A Quick Guide to Pension Investment Options

Written by Karen Bryan

£10 note fanIt’s never too early to begin investing in your pension, but chances are that if you start investing at 30, you’ll have very different goals by 60. Your life will experience many changes as the years progress, and these mean that it’s important to regularly review not only how much you’re putting aside, but also where it’s going. Aside from anything else, most people feel the need to reduce the risks surrounding their fund as retirement draws ever closer and the chance to fix any mistakes shrinks to a much smaller window.

If it’s time to review your investment choices, then read on…

Pension Investment Choices: Are They Down to You?

The level of influence you will have over your investment choices will be heavily impacted by the type of pension you have.

Personal, Stakeholder and Defined-Contribution Workplace Schemes

If you have one of the above types of pension, the power to make investment decisions will normally rest in your hands. Although this may seem daunting at first glance, providers will usually try to make the process as simple as possible for you.

The majority of these providers will offer an array of different funds, all defined by broad investment strategies that tend to suit almost everyone; quite simply, this makes it hard for you to get things wrong. If you still don’t feel confident, there will usually be a default option for you to fall back on, saving you the hassle and uncertainty of trying to settle on the right decision by yourself.

Defined-Benefit Workplace Schemes

Your position is a little different if you’re a member of a workplace defined-benefit scheme, as it will be down to your employer to make investment decisions rather than you.

However, even then, it is always worth reviewing your pension strategy on an annual basis; after all, you might decide that it’s beneficial to boost your savings by making contributions of your own to a defined-contribution scheme.

The Main Pension Investment Options

If you do have the power to drive your own pension investment decisions, then you’ll find that you have a range of investment funds to choose from. As we mentioned, most of these are tailored to suit the majority of people, but that doesn’t mean that they’re all exactly the same. It is your prerogative to find one that offers the broad investment strategy that you want. Once you’ve made a decision the lesser details, like the specific assets that the fund will invest in, will usually be handled by professionals on your behalf.

You’ll find that these funds can be split into two broad categories: those specialising in specific assets, and those investing in a mix of different assets. Most people make the decision to invest in the latter, as diversifying a portfolio helps to reduce the risks associated with investments.

Lifestyle Funds

One of the most popular types of pension fund is the lifestyle fund. Many pension plans offer these, and their main function is to help investors maintain an appropriate level of risk.

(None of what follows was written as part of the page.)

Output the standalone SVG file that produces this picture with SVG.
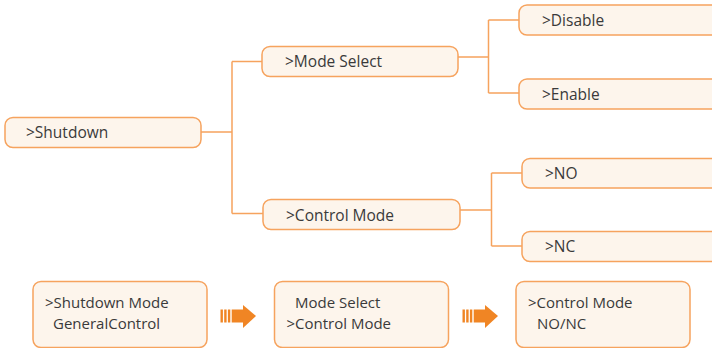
<svg xmlns="http://www.w3.org/2000/svg" width="712" height="348" viewBox="0 0 712 348">
<style>
.box{fill:#FDF5EC;stroke:#F6A35E;stroke-width:1.5}
.ln{fill:none;stroke:#F6A35E;stroke-width:1.5}
text{font-family:"Open Sans","Liberation Sans",sans-serif;font-size:15.5px;fill:#3a3a3a}
text.s{font-size:15px}
.ar{fill:#F08524}
</style>
<defs>
<g id="arrow">
<rect class="ar" x="0" y="12.5" width="2.4" height="13"/>
<rect class="ar" x="3.7" y="12.5" width="2.4" height="13"/>
<rect class="ar" x="7.4" y="12.5" width="2.4" height="13"/>
<rect class="ar" x="11.2" y="12.5" width="12" height="13"/>
<polygon class="ar" points="22.5,8 35.5,19 22.5,31"/>
</g>
</defs>
<g id="connectors">
<path class="ln" d="M201,132 H232 M232,61.5 V213.5 M232,61.5 H262 M232,213.5 H263"/>
<path class="ln" d="M458,57 H488.5 M488.5,20 V93 M488.5,20 H519 M488.5,93 H519"/>
<path class="ln" d="M460,210 H491.5 M491.5,173 V246 M491.5,173 H522 M491.5,246 H522"/>
</g>
<g id="shutdown"><rect class="box" x="5" y="117.5" width="196" height="30" rx="8"/><text x="26" y="138">&gt;Shutdown</text></g>
<g id="mode-select"><rect class="box" x="262" y="46.5" width="196" height="30" rx="8"/><text x="285" y="67">&gt;Mode Select</text></g>
<g id="disable"><rect class="box" x="519" y="5" width="200" height="30" rx="8"/><text x="542" y="25.5">&gt;Disable</text></g>
<g id="enable"><rect class="box" x="519" y="79" width="200" height="30" rx="8"/><text x="542" y="99.5">&gt;Enable</text></g>
<g id="control-mode"><rect class="box" x="263" y="199.5" width="197" height="30" rx="8"/><text x="286" y="220.5">&gt;Control Mode</text></g>
<g id="no"><rect class="box" x="522" y="158.5" width="200" height="29.5" rx="8"/><text x="545" y="179">&gt;NO</text></g>
<g id="nc"><rect class="box" x="522" y="231.5" width="200" height="30" rx="8"/><text x="545" y="252">&gt;NC</text></g>
<g id="screen1"><rect class="box" x="33" y="281.5" width="174" height="66" rx="8"/><text class="s" x="45" y="308.3">&gt;Shutdown Mode</text><text class="s" x="53" y="329">GeneralControl</text></g>
<g id="screen2"><rect class="box" x="274.5" y="281.5" width="174" height="66" rx="8"/><text class="s" x="295" y="308.3">Mode Select</text><text class="s" x="286.5" y="329">&gt;Control Mode</text></g>
<g id="screen3"><rect class="box" x="516" y="281.5" width="174" height="66" rx="8"/><text class="s" x="528" y="308.3">&gt;Control Mode</text><text class="s" x="537" y="329">NO/NC</text></g>
<g id="arrows">
<use href="#arrow" x="220.5" y="297"/>
<use href="#arrow" x="462.5" y="297"/>
</g>
</svg>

As a rule, shares tend to perform better than bonds and cash, although the latter are lower-risk investments. In order to build the maximum possible fund, whilst balancing this with an appropriate level of risk, lifestyle funds automatically shift the balance of your investments from higher to lower risk assets as you near retirement.

‘Target date’ funds function in a very similar way.

SIPPs

SIPPs (self-invested personal pensions) are another incredibly popular option, although they should only really be considered by those with a substantial pension pot. They provide the investor with greater control over their investments, as well as offering access to a wider range of assets. This means that they’re often unsuitable for amateurs, and should be left to those who are comfortable making their own investment decisions.

If it’s time to review your pension choices, what changes will you make?